Inició su discurso reconociendo el importante trabajo que ha venido realizando la ONU a lo largo de setenta años como instancia que promueve el consenso de las naciones en torno a la preservación de la paz y la defensa de los derechos humanos en el mundo y rindió homenaje a quienes perdieron la vida en las misiones de paz en lugares convulsionados por la violencia. Puso énfasis en que el propósito del orden internacional implica que todos los países asuman “una participación y una incidencia real y equitativa en las decisiones”. Participación que ha de extenderse hasta el mismo Consejo de Seguridad y los más altos organismos financieros.

Tema central del discurso fue la distinción entre la prosperidad económica y el desarrollo de los pueblos.
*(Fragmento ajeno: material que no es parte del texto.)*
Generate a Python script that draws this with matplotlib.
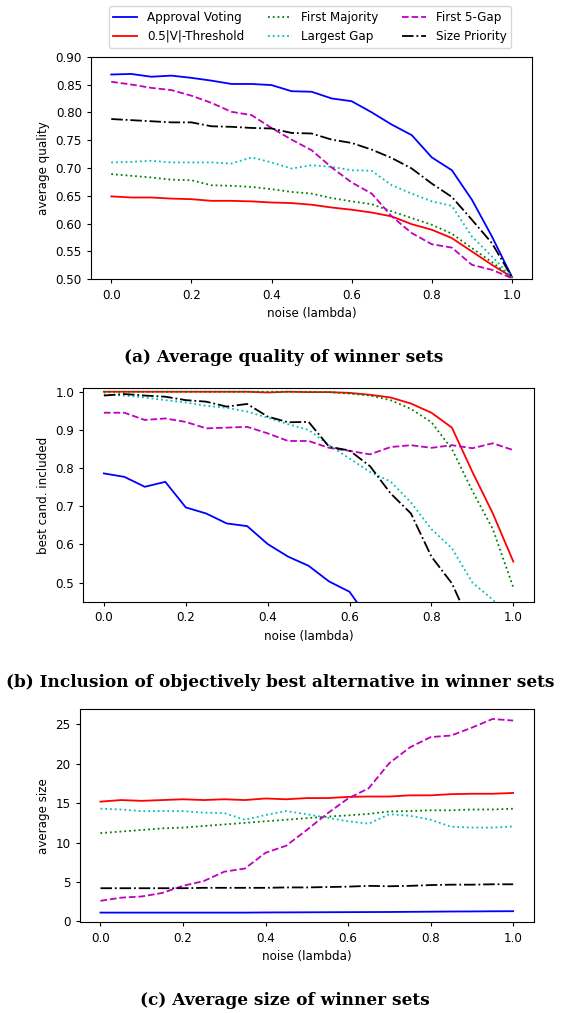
import matplotlib
matplotlib.use("Agg")
import matplotlib.pyplot as plt
import numpy as np

noise = [round(0.05 * i, 2) for i in range(21)]

labels = ["Approval Voting", "0.5|V|-Threshold", "First Majority",
          "Largest Gap", "First 5-Gap", "Size Priority"]

# (a) average quality
qual_av = [0.868, 0.869, 0.864, 0.866, 0.862, 0.857, 0.851, 0.851, 0.849, 0.838, 0.837,
           0.825, 0.820, 0.800, 0.778, 0.759, 0.719, 0.696, 0.643, 0.577, 0.504]
qual_thr = [0.649, 0.647, 0.647, 0.645, 0.644, 0.641, 0.641, 0.640, 0.638, 0.637, 0.634,
            0.629, 0.625, 0.620, 0.613, 0.599, 0.589, 0.574, 0.550, 0.526, 0.504]
qual_fm = [0.689, 0.686, 0.683, 0.679, 0.678, 0.669, 0.668, 0.666, 0.662, 0.657, 0.654,
           0.646, 0.640, 0.635, 0.622, 0.610, 0.598, 0.582, 0.556, 0.531, 0.504]
qual_lg = [0.710, 0.711, 0.713, 0.710, 0.710, 0.710, 0.708, 0.719, 0.710, 0.699, 0.705,
           0.702, 0.696, 0.695, 0.669, 0.654, 0.640, 0.632, 0.577, 0.541, 0.504]
qual_f5 = [0.855, 0.850, 0.844, 0.840, 0.830, 0.817, 0.801, 0.795, 0.772, 0.751, 0.732,
           0.701, 0.674, 0.654, 0.613, 0.583, 0.563, 0.557, 0.526, 0.517, 0.502]
qual_sp = [0.788, 0.786, 0.784, 0.782, 0.782, 0.775, 0.774, 0.772, 0.771, 0.763, 0.762,
           0.751, 0.745, 0.733, 0.718, 0.699, 0.672, 0.648, 0.607, 0.565, 0.504]

# (b) best candidate included
best_av = [0.786, 0.777, 0.751, 0.764, 0.697, 0.681, 0.655, 0.648, 0.601, 0.568, 0.544,
           0.503, 0.476, 0.40, 0.36, 0.32, 0.29, 0.26, 0.23, 0.21, 0.19]
best_thr = [1.0, 1.0, 1.0, 1.0, 1.0, 1.0, 1.0, 1.0, 0.998, 1.0, 0.999,
            0.999, 0.997, 0.992, 0.985, 0.969, 0.945, 0.906, 0.79, 0.681, 0.555]
best_fm = [1.0, 1.0, 1.0, 1.0, 1.0, 1.0, 1.0, 1.0, 1.0, 1.0, 1.0,
           0.999, 0.995, 0.990, 0.978, 0.955, 0.920, 0.850, 0.740, 0.640, 0.487]
best_lg = [0.993, 0.990, 0.985, 0.978, 0.972, 0.963, 0.958, 0.948, 0.932, 0.915, 0.900,
           0.860, 0.825, 0.790, 0.765, 0.710, 0.640, 0.590, 0.500, 0.455, 0.40]
best_f5 = [0.945, 0.945, 0.926, 0.930, 0.921, 0.904, 0.906, 0.908, 0.891, 0.871, 0.871,
           0.853, 0.845, 0.836, 0.855, 0.860, 0.853, 0.860, 0.852, 0.865, 0.847]
best_sp = [0.990, 0.994, 0.990, 0.987, 0.978, 0.974, 0.961, 0.968, 0.935, 0.920, 0.921,
           0.856, 0.846, 0.805, 0.734, 0.681, 0.568, 0.498, 0.38, 0.31, 0.26]

# (c) average size
size_av = [1.10, 1.10, 1.10, 1.10, 1.10, 1.10, 1.10, 1.10, 1.12, 1.13, 1.14,
           1.15, 1.16, 1.17, 1.18, 1.20, 1.22, 1.24, 1.25, 1.27, 1.28]
size_thr = [15.2, 15.4, 15.3, 15.4, 15.5, 15.4, 15.5, 15.4, 15.6, 15.5, 15.65,
            15.65, 15.8, 15.85, 15.85, 16.0, 16.0, 16.15, 16.2, 16.2, 16.3]
size_fm = [11.2, 11.4, 11.6, 11.8, 11.9, 12.1, 12.3, 12.5, 12.7, 12.9, 13.1,
           13.3, 13.45, 13.65, 13.95, 14.0, 14.1, 14.1, 14.2, 14.2, 14.3]
size_lg = [14.3, 14.2, 14.0, 14.0, 14.0, 13.8, 13.75, 12.9, 13.5, 14.0, 13.6,
           13.15, 12.7, 12.4, 13.6, 13.4, 12.9, 12.0, 11.9, 11.9, 12.05]
size_f5 = [2.6, 3.0, 3.15, 3.6, 4.5, 5.1, 6.3, 6.7, 8.7, 9.6, 11.6,
           13.7, 15.6, 16.9, 20.1, 22.1, 23.4, 23.6, 24.6, 25.7, 25.5]
size_sp = [4.2, 4.2, 4.2, 4.2, 4.2, 4.25, 4.25, 4.25, 4.25, 4.3, 4.3,
           4.35, 4.4, 4.5, 4.45, 4.5, 4.6, 4.65, 4.65, 4.7, 4.7]

styles = ["b-", "r-", "g:", "c:", "m--", "k-."]

captions = ["(a) Average quality of winner sets",
            "(b) Inclusion of objectively best alternative in winner sets",
            "(c) Average size of winner sets"]

W, H = 561, 1013
fig = plt.figure(figsize=(W / 100, H / 100), dpi=100)
FS = 8.6

def frac(l, t, r, b):
    return [l / W, 1 - b / H, (r - l) / W, (b - t) / H]

ax_a = fig.add_axes(frac(91.2, 56.7, 532.0, 279.3))
ax_b = fig.add_axes(frac(83.4, 388.3, 533.8, 601.7))
ax_c = fig.add_axes(frac(79.8, 709.3, 533.8, 922.3))

series_a = [qual_av, qual_thr, qual_fm, qual_lg, qual_f5, qual_sp]
series_b = [best_av, best_thr, best_fm, best_lg, best_f5, best_sp]
series_c = [size_av, size_thr, size_fm, size_lg, size_f5, size_sp]

handles = []
for ax, series in [(ax_a, series_a), (ax_b, series_b), (ax_c, series_c)]:
    hs = []
    for ys, st, lab in zip(series, styles, labels):
        h, = ax.plot(noise, ys, st, lw=1.3, label=lab)
        hs.append(h)
    if not handles:
        handles = hs
    ax.set_xlabel("noise (lambda)", fontsize=FS)
    ax.tick_params(labelsize=FS, length=3.2, width=0.8)
    ax.set_xticks([0.0, 0.2, 0.4, 0.6, 0.8, 1.0])
    for sp in ax.spines.values():
        sp.set_linewidth(0.8)

ax_a.set_ylabel("average quality", fontsize=FS)
ax_a.set_ylim(0.50, 0.90)
ax_a.set_yticks(np.arange(0.50, 0.901, 0.05))
ax_b.set_ylabel("best cand. included", fontsize=FS)
ax_b.set_ylim(0.45, 1.009)
ax_b.set_yticks([0.5, 0.6, 0.7, 0.8, 0.9, 1.0])
ax_c.set_ylabel("average size", fontsize=FS)

fig.legend(handles=handles, labels=labels, ncol=3, fontsize=FS,
           loc="center", bbox_to_anchor=(310 / W, 1 - 27 / H),
           handlelength=2.0, frameon=True)

cap_kw = dict(ha="center", va="center", fontsize=12.2, fontweight="bold",
              family=["DejaVu Serif"])
fig.text(284 / W, 1 - 357 / H, captions[0], **cap_kw)
fig.text(280 / W, 1 - 682 / H, captions[1], **cap_kw)
fig.text(285 / W, 1 - 1000 / H, captions[2], **cap_kw)

fig.savefig("out.png", dpi=100)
La idea de desarrollo o bienestar implica la reducción de las desigualdades económicas y sociales, la defensa del derecho y las exigencias de la justicia, que implican imponer límites al poder que pueda detentar un reducido grupo de personas en la política y en la economía. Solo Dios ha de ser reconocido como Omnipotente y por ello ningún ser humano puede pretender afirmarse a sí mismo por encima de las leyes y la justicia. Los pobres y excluidos son víctimas –señaló Francisco– de un mal uso del poder sobre la sociedad y sobre la naturaleza. Dios ha encargado el cuidado de sus criaturas –las especies animales y vegetales– y de los recursos naturales al ser humano, de modo que se atienda sensatamente a sus necesidades.
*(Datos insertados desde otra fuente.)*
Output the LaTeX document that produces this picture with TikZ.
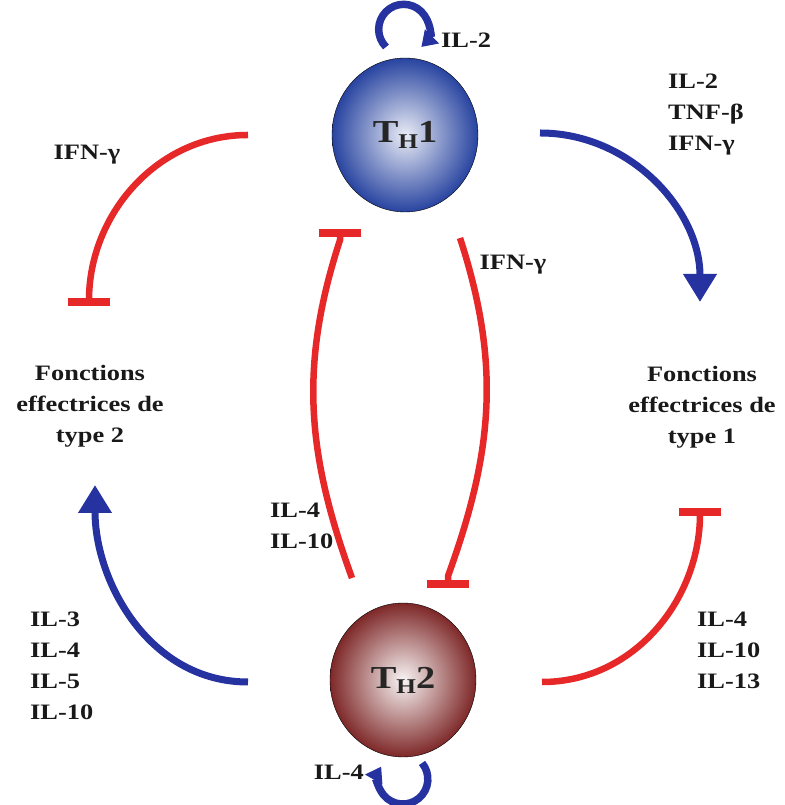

Afirmó asimismo que “la exclusión económica y social es una negación total de la fraternidad humana, y un gravísimo atentado a los derechos humanos, y al ambiente”. Esto se ha generado en sociedades en las que se practica el individualismo, una “cultura del descarte”, que desconoce la dignidad de los individuos y lesiona los derechos de los sectores más vulnerables en el mundo. Las personas más débiles están expuestas a la trata ilegal y a convertirse en víctimas de diferentes formas de injusticia. Alentó a crear una conciencia muy clara en torno a la necesidad de proteger a quienes han visto recortadas sus libertades y oportunidades de realización por la acción de ideologías que pretenden legitimar la exclusión de los mal llamados “desechables”.
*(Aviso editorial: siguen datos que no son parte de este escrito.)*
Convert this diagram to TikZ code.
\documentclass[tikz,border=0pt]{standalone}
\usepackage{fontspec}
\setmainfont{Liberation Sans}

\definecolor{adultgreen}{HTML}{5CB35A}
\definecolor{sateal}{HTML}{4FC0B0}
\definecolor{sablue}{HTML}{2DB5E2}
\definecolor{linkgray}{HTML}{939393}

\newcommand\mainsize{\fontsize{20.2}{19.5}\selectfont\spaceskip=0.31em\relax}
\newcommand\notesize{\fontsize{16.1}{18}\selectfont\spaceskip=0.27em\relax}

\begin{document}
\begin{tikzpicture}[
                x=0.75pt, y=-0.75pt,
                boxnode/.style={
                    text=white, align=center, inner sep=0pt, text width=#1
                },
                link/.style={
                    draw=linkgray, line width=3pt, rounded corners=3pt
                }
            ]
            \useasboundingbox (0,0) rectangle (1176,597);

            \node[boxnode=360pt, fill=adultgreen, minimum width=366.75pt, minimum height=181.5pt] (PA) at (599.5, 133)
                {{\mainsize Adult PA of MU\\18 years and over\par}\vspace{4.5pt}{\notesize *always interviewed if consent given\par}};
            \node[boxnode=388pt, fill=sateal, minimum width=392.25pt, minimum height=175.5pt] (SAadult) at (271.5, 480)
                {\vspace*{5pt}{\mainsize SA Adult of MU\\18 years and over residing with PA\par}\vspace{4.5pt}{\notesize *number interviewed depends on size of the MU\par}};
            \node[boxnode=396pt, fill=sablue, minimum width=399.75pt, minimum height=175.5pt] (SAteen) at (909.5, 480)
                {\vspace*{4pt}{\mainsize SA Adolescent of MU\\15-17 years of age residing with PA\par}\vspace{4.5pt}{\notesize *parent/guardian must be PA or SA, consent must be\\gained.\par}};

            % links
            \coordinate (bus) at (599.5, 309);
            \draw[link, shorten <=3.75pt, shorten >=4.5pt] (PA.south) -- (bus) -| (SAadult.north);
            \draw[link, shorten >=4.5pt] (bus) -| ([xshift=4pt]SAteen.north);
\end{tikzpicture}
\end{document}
Quedó pues en claro que el Papa defiende el acceso de todas las personas a los bienes materiales y espirituales que hacen posible una vida integralmente desarrollada. El Estado y las organizaciones sociales –incluida la Iglesia– deben trabajar en ello. La justicia y la caridad –que la supone– se alzan aquí como valores cruciales. Sólo la búsqueda de lo que cada persona merece en razón de su dignidad, así como el cuidado amoroso de todo ser humano sin discriminación, pueden impulsar la acción social y política hacia el desarrollo integral de los pueblos.